Last year Betty and I went on a Sopranos marathon. We knew going in that The Sopranos was an incredible TV series, since the people who loved it would never quit yapping about it, but what we didn't know was how wrapped up in it we would get.
86 episodes later, I think my unborn child knows Tony Soprano's voice better than my own. The baby would always kick when the Sopranos were on, but for me all it does is lay on Betty's bladder. Ah well, fuggetaboudit.
The Sopranos was not all fun and games; it was also educational. For instance, in Season 5, Episode 62 ("Cold Cuts"), Tony's sister Janice starts an Anger Management class, and in the episode she tells Tony that she can't control what other people do but she can control her reaction to it.
Well, Janice ends up attacking Tony with a fork at the end of the episode, but it was good advice anyway.
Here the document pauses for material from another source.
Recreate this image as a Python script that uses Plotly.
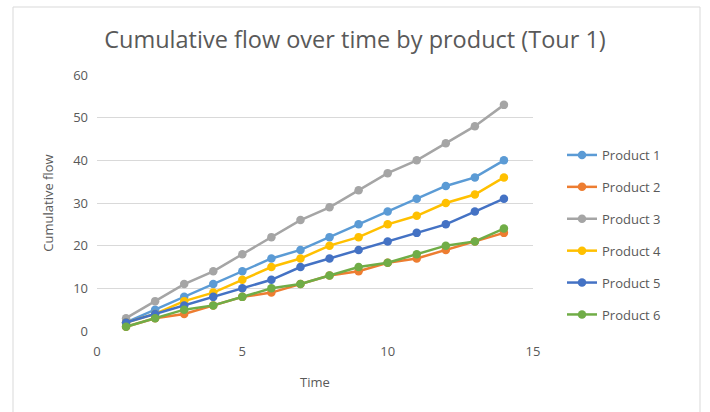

I thought long and hard about this line, and I think it really helped me to control my own anger.
For example, historically, when another driver cuts me off while my wife is in the car, I usually end up threatening to drag the woman on her cellphone - because yes, it always is a woman on her cellphone - through the driver-side window, ram her cellphone up her ass and then bitch-slap her puss of a boyfriend who is sitting prostrate in the passenger seat. Betty gets mad at me for this reaction, but hey, I don't apologize for hating bad drivers.
But the very night that I saw that Sopranos episode, a woman tried to change lanes on the I-10 and would have sideswiped us had I not laid on my horn and gone onto the shoulder. Did I explode? Did I blow a vein out of my forehead in anger? No. I quietly took note of the license plate and simply planned to liquidate all of the offending party's gene pool if I ever saw her again.
So thank you, Sopranos and HBO, for showing me that violent sociopaths are not just scary and mean, but they can also be fun, entertaining and educational.